In this exercise, return the whole listing exactly, excluding any images.

- _DATASET EXCERPT_:
==============================

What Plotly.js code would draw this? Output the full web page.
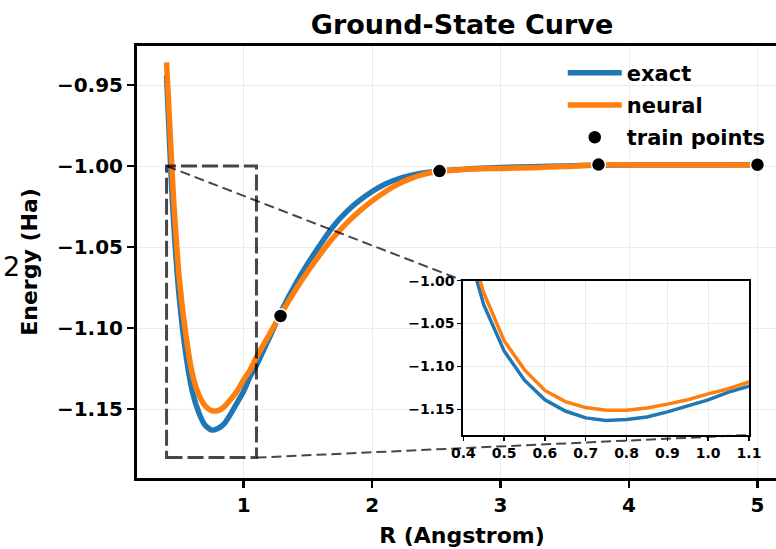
<!DOCTYPE html>
<html>
<head>
<meta charset="utf-8">
<script src="https://cdn.plot.ly/plotly-3.0.1.min.js"></script>
<style>
html,body{margin:0;padding:0;overflow:hidden;background:#fff;}
#chart{width:800px;height:549px;}
</style>
</head>
<body>
<div id="chart"></div>
<script>
// ---- data ----
var R = [0.40,0.45,0.50,0.55,0.60,0.65,0.70,0.75,0.80,0.85,0.90,0.95,1.00,1.05,1.10,
         1.20,1.30,1.40,1.50,1.60,1.70,1.80,1.90,2.00,2.10,2.20,2.30,2.40,2.50,2.60,
         2.80,3.00,3.25,3.50,3.75,4.00,4.50,5.00];
var exactE = [-0.944,-1.028,-1.082,-1.116,-1.139,-1.152,-1.160,-1.163,-1.162,-1.159,-1.153,-1.146,-1.139,-1.130,-1.123,
              -1.106,-1.0885,-1.0735,-1.0602,-1.0481,-1.0370,-1.0283,-1.0214,-1.0157,-1.0112,-1.0080,-1.0058,-1.0043,-1.0033,-1.0026,
              -1.0016,-1.0009,-1.0004,-1.0000,-0.9995,-0.9994,-0.9993,-0.9992];
var neuralE = [-0.936,-1.014,-1.070,-1.104,-1.128,-1.141,-1.148,-1.151,-1.151,-1.1485,-1.144,-1.1388,-1.132,-1.126,-1.118,
               -1.104,-1.090,-1.077,-1.065,-1.054,-1.044,-1.0354,-1.028,-1.0215,-1.0160,-1.0113,-1.0078,-1.0052,-1.0036,-1.0027,
               -1.0018,-1.0015,-1.0010,-1.0003,-0.9993,-0.9993,-0.9993,-0.9993];
var trainR = [1.2875, 2.525, 3.7625, 5.0];
var trainE = [-1.0926, -1.0031, -0.9991, -0.9992];
var zoomX = [0.4, 1.1];
var zoomY = [-1.18, -1.00];
var seriesNames = ['exact', 'neural', 'train points'];

// ---- layout constants ----
var BLUE = '#1f77b4', ORANGE = '#ff7f0e';
var FONT = 'DejaVu Sans, Verdana, sans-serif';
var mainXRange = [0.17, 5.23];
var mainYRange = [-1.1926, -0.9259];
var insetXDomain = [0.502, 0.9415];
var insetYDomain = [0.0995, 0.4567];

function toMain(range, frac){ return range[0] + frac * (range[1] - range[0]); }

var traces = [
  {x: R, y: exactE, type: 'scatter', mode: 'lines', name: seriesNames[0],
   line: {color: BLUE, width: 5.5, shape: 'spline', smoothing: 0.6}, xaxis: 'x', yaxis: 'y', legendgroup: 'a'},
  {x: R, y: neuralE, type: 'scatter', mode: 'lines', name: seriesNames[1],
   line: {color: ORANGE, width: 5.5, shape: 'spline', smoothing: 0.6}, xaxis: 'x', yaxis: 'y', legendgroup: 'b'},
  {x: trainR, y: trainE, type: 'scatter', mode: 'markers', name: seriesNames[2],
   marker: {color: 'black', size: 14, line: {color: 'white', width: 1.5}},
   xaxis: 'x', yaxis: 'y', legendgroup: 'c', cliponaxis: false},
  {x: R, y: exactE, type: 'scatter', mode: 'lines', showlegend: false,
   line: {color: BLUE, width: 3.5}, xaxis: 'x2', yaxis: 'y2'},
  {x: R, y: neuralE, type: 'scatter', mode: 'lines', showlegend: false,
   line: {color: ORANGE, width: 3.5}, xaxis: 'x2', yaxis: 'y2'}
];

var boxColor = 'rgba(0,0,0,0.72)';
var shapes = [
  {type: 'rect', xref: 'x', yref: 'y', x0: zoomX[0], x1: zoomX[1], y0: zoomY[0], y1: zoomY[1],
   line: {color: boxColor, width: 3, dash: '16px,5px'}, fillcolor: 'rgba(0,0,0,0)', layer: 'above'},
  {type: 'line', xref: 'x', yref: 'y', x0: zoomX[0], y0: zoomY[1],
   x1: toMain(mainXRange, insetXDomain[0]), y1: toMain(mainYRange, insetYDomain[1]),
   line: {color: boxColor, width: 2, dash: '10px,5px'}, layer: 'above'},
  {type: 'line', xref: 'x', yref: 'y', x0: zoomX[1], y0: zoomY[0],
   x1: toMain(mainXRange, insetXDomain[1]), y1: toMain(mainYRange, insetYDomain[0]),
   line: {color: boxColor, width: 2, dash: '10px,5px'}, layer: 'above'}
];

var gridCol = '#ebebeb';
var layout = {
  width: 800, height: 549,
  margin: {l: 137, r: 13, t: 46, b: 71},
  paper_bgcolor: 'white', plot_bgcolor: 'white',
  showlegend: true,
  title: {text: 'Ground-State Curve', x: 0.5, xref: 'paper', xanchor: 'center',
          y: 1 - 25/549, yref: 'container', yanchor: 'middle',
          font: {family: FONT, size: 27, color: 'black', weight: 'bold'}},
  xaxis: {range: mainXRange, dtick: 1, tick0: 0, showgrid: true, gridcolor: gridCol, gridwidth: 1,
          zeroline: false, showline: true, linecolor: 'black', linewidth: 3, mirror: true,
          ticks: 'outside', ticklen: 7, tickwidth: 2.5, tickcolor: 'black',
          tickfont: {family: FONT, size: 20, color: 'black', weight: 'bold'},
          title: {text: 'R (Angstrom)', standoff: 12,
                  font: {family: FONT, size: 22, color: 'black', weight: 'bold'}}},
  yaxis: {range: mainYRange, dtick: 0.05, tick0: -1, tickformat: '.2f',
          showgrid: true, gridcolor: gridCol, gridwidth: 1,
          zeroline: false, showline: true, linecolor: 'black', linewidth: 3, mirror: true,
          ticks: 'outside', ticklen: 7, tickwidth: 2.5, tickcolor: 'black',
          tickfont: {family: FONT, size: 20, color: 'black', weight: 'bold'},
          title: {text: 'Energy (Ha)', standoff: 14,
                  font: {family: FONT, size: 22, color: 'black', weight: 'bold'}}},
  xaxis2: {domain: insetXDomain, anchor: 'y2', range: zoomX, dtick: 0.1, tick0: 0.4, tickformat: '.1f',
           showgrid: true, gridcolor: gridCol, zeroline: false,
           showline: true, linecolor: 'black', linewidth: 2, mirror: true,
           ticks: 'outside', ticklen: 4, tickwidth: 1.5, tickcolor: 'black',
           tickfont: {family: FONT, size: 14, color: 'black', weight: 'bold'}},
  yaxis2: {domain: insetYDomain, anchor: 'x2', range: zoomY, dtick: 0.05, tick0: -1, tickformat: '.2f',
           showgrid: true, gridcolor: gridCol, zeroline: false,
           showline: true, linecolor: 'black', linewidth: 2, mirror: true,
           ticks: 'outside', ticklen: 4, tickwidth: 1.5, tickcolor: 'black',
           tickfont: {family: FONT, size: 14, color: 'black', weight: 'bold'}},
  legend: {x: 0.655, y: 0.985, xanchor: 'left', yanchor: 'top', xref: 'paper', yref: 'paper',
           bgcolor: 'rgba(255,255,255,0)', borderwidth: 0, traceorder: 'grouped', tracegroupgap: 2,
           itemwidth: 54,
           font: {family: FONT, size: 21, color: 'black', weight: 'bold'}},
  shapes: shapes,
  annotations: [
    {text: '2', xref: 'paper', yref: 'paper', x: (11 - 137) / 650, y: (478 - 266) / 432,
     xanchor: 'center', yanchor: 'middle', showarrow: false,
     font: {family: FONT, size: 27, color: 'black'}}
  ]
};

Plotly.newPlot('chart', traces, layout, {displayModeBar: false, staticPlot: true});
</script>
</body>
</html>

==============================

- _RESPONSE BELOW_:
What Plotly.js code would draw this? Output the full web page.
<!DOCTYPE html>
<html>
<head>
<meta charset="utf-8">
<script src="https://cdn.plot.ly/plotly-3.0.1.min.js"></script>
<style>
html,body{margin:0;padding:0;overflow:hidden;background:#fff;}
#chart{width:800px;height:549px;}
</style>
</head>
<body>
<div id="chart"></div>
<script>
// ---- data ----
var R = [0.40,0.45,0.50,0.55,0.60,0.65,0.70,0.75,0.80,0.85,0.90,0.95,1.00,1.05,1.10,
         1.20,1.30,1.40,1.50,1.60,1.70,1.80,1.90,2.00,2.10,2.20,2.30,2.40,2.50,2.60,
         2.80,3.00,3.25,3.50,3.75,4.00,4.50,5.00];
var exactE = [-0.944,-1.028,-1.082,-1.116,-1.139,-1.152,-1.160,-1.163,-1.162,-1.159,-1.153,-1.146,-1.139,-1.130,-1.123,
              -1.106,-1.0885,-1.0735,-1.0602,-1.0481,-1.0370,-1.0283,-1.0214,-1.0157,-1.0112,-1.0080,-1.0058,-1.0043,-1.0033,-1.0026,
              -1.0016,-1.0009,-1.0004,-1.0000,-0.9995,-0.9994,-0.9993,-0.9992];
var neuralE = [-0.936,-1.014,-1.070,-1.104,-1.128,-1.141,-1.148,-1.151,-1.151,-1.1485,-1.144,-1.1388,-1.132,-1.126,-1.118,
               -1.104,-1.090,-1.077,-1.065,-1.054,-1.044,-1.0354,-1.028,-1.0215,-1.0160,-1.0113,-1.0078,-1.0052,-1.0036,-1.0027,
               -1.0018,-1.0015,-1.0010,-1.0003,-0.9993,-0.9993,-0.9993,-0.9993];
var trainR = [1.2875, 2.525, 3.7625, 5.0];
var trainE = [-1.0926, -1.0031, -0.9991, -0.9992];
var zoomX = [0.4, 1.1];
var zoomY = [-1.18, -1.00];
var seriesNames = ['exact', 'neural', 'train points'];

// ---- layout constants ----
var BLUE = '#1f77b4', ORANGE = '#ff7f0e';
var FONT = 'DejaVu Sans, Verdana, sans-serif';
var mainXRange = [0.17, 5.23];
var mainYRange = [-1.1926, -0.9259];
var insetXDomain = [0.502, 0.9415];
var insetYDomain = [0.0995, 0.4567];

function toMain(range, frac){ return range[0] + frac * (range[1] - range[0]); }

var traces = [
  {x: R, y: exactE, type: 'scatter', mode: 'lines', name: seriesNames[0],
   line: {color: BLUE, width: 5.5, shape: 'spline', smoothing: 0.6}, xaxis: 'x', yaxis: 'y', legendgroup: 'a'},
  {x: R, y: neuralE, type: 'scatter', mode: 'lines', name: seriesNames[1],
   line: {color: ORANGE, width: 5.5, shape: 'spline', smoothing: 0.6}, xaxis: 'x', yaxis: 'y', legendgroup: 'b'},
  {x: trainR, y: trainE, type: 'scatter', mode: 'markers', name: seriesNames[2],
   marker: {color: 'black', size: 14, line: {color: 'white', width: 1.5}},
   xaxis: 'x', yaxis: 'y', legendgroup: 'c', cliponaxis: false},
  {x: R, y: exactE, type: 'scatter', mode: 'lines', showlegend: false,
   line: {color: BLUE, width: 3.5}, xaxis: 'x2', yaxis: 'y2'},
  {x: R, y: neuralE, type: 'scatter', mode: 'lines', showlegend: false,
   line: {color: ORANGE, width: 3.5}, xaxis: 'x2', yaxis: 'y2'}
];

var boxColor = 'rgba(0,0,0,0.72)';
var shapes = [
  {type: 'rect', xref: 'x', yref: 'y', x0: zoomX[0], x1: zoomX[1], y0: zoomY[0], y1: zoomY[1],
   line: {color: boxColor, width: 3, dash: '16px,5px'}, fillcolor: 'rgba(0,0,0,0)', layer: 'above'},
  {type: 'line', xref: 'x', yref: 'y', x0: zoomX[0], y0: zoomY[1],
   x1: toMain(mainXRange, insetXDomain[0]), y1: toMain(mainYRange, insetYDomain[1]),
   line: {color: boxColor, width: 2, dash: '10px,5px'}, layer: 'above'},
  {type: 'line', xref: 'x', yref: 'y', x0: zoomX[1], y0: zoomY[0],
   x1: toMain(mainXRange, insetXDomain[1]), y1: toMain(mainYRange, insetYDomain[0]),
   line: {color: boxColor, width: 2, dash: '10px,5px'}, layer: 'above'}
];

var gridCol = '#ebebeb';
var layout = {
  width: 800, height: 549,
  margin: {l: 137, r: 13, t: 46, b: 71},
  paper_bgcolor: 'white', plot_bgcolor: 'white',
  showlegend: true,
  title: {text: 'Ground-State Curve', x: 0.5, xref: 'paper', xanchor: 'center',
          y: 1 - 25/549, yref: 'container', yanchor: 'middle',
          font: {family: FONT, size: 27, color: 'black', weight: 'bold'}},
  xaxis: {range: mainXRange, dtick: 1, tick0: 0, showgrid: true, gridcolor: gridCol, gridwidth: 1,
          zeroline: false, showline: true, linecolor: 'black', linewidth: 3, mirror: true,
          ticks: 'outside', ticklen: 7, tickwidth: 2.5, tickcolor: 'black',
          tickfont: {family: FONT, size: 20, color: 'black', weight: 'bold'},
          title: {text: 'R (Angstrom)', standoff: 12,
                  font: {family: FONT, size: 22, color: 'black', weight: 'bold'}}},
  yaxis: {range: mainYRange, dtick: 0.05, tick0: -1, tickformat: '.2f',
          showgrid: true, gridcolor: gridCol, gridwidth: 1,
          zeroline: false, showline: true, linecolor: 'black', linewidth: 3, mirror: true,
          ticks: 'outside', ticklen: 7, tickwidth: 2.5, tickcolor: 'black',
          tickfont: {family: FONT, size: 20, color: 'black', weight: 'bold'},
          title: {text: 'Energy (Ha)', standoff: 14,
                  font: {family: FONT, size: 22, color: 'black', weight: 'bold'}}},
  xaxis2: {domain: insetXDomain, anchor: 'y2', range: zoomX, dtick: 0.1, tick0: 0.4, tickformat: '.1f',
           showgrid: true, gridcolor: gridCol, zeroline: false,
           showline: true, linecolor: 'black', linewidth: 2, mirror: true,
           ticks: 'outside', ticklen: 4, tickwidth: 1.5, tickcolor: 'black',
           tickfont: {family: FONT, size: 14, color: 'black', weight: 'bold'}},
  yaxis2: {domain: insetYDomain, anchor: 'x2', range: zoomY, dtick: 0.05, tick0: -1, tickformat: '.2f',
           showgrid: true, gridcolor: gridCol, zeroline: false,
           showline: true, linecolor: 'black', linewidth: 2, mirror: true,
           ticks: 'outside', ticklen: 4, tickwidth: 1.5, tickcolor: 'black',
           tickfont: {family: FONT, size: 14, color: 'black', weight: 'bold'}},
  legend: {x: 0.655, y: 0.985, xanchor: 'left', yanchor: 'top', xref: 'paper', yref: 'paper',
           bgcolor: 'rgba(255,255,255,0)', borderwidth: 0, traceorder: 'grouped', tracegroupgap: 2,
           itemwidth: 54,
           font: {family: FONT, size: 21, color: 'black', weight: 'bold'}},
  shapes: shapes,
  annotations: [
    {text: '2', xref: 'paper', yref: 'paper', x: (11 - 137) / 650, y: (478 - 266) / 432,
     xanchor: 'center', yanchor: 'middle', showarrow: false,
     font: {family: FONT, size: 27, color: 'black'}}
  ]
};

Plotly.newPlot('chart', traces, layout, {displayModeBar: false, staticPlot: true});
</script>
</body>
</html>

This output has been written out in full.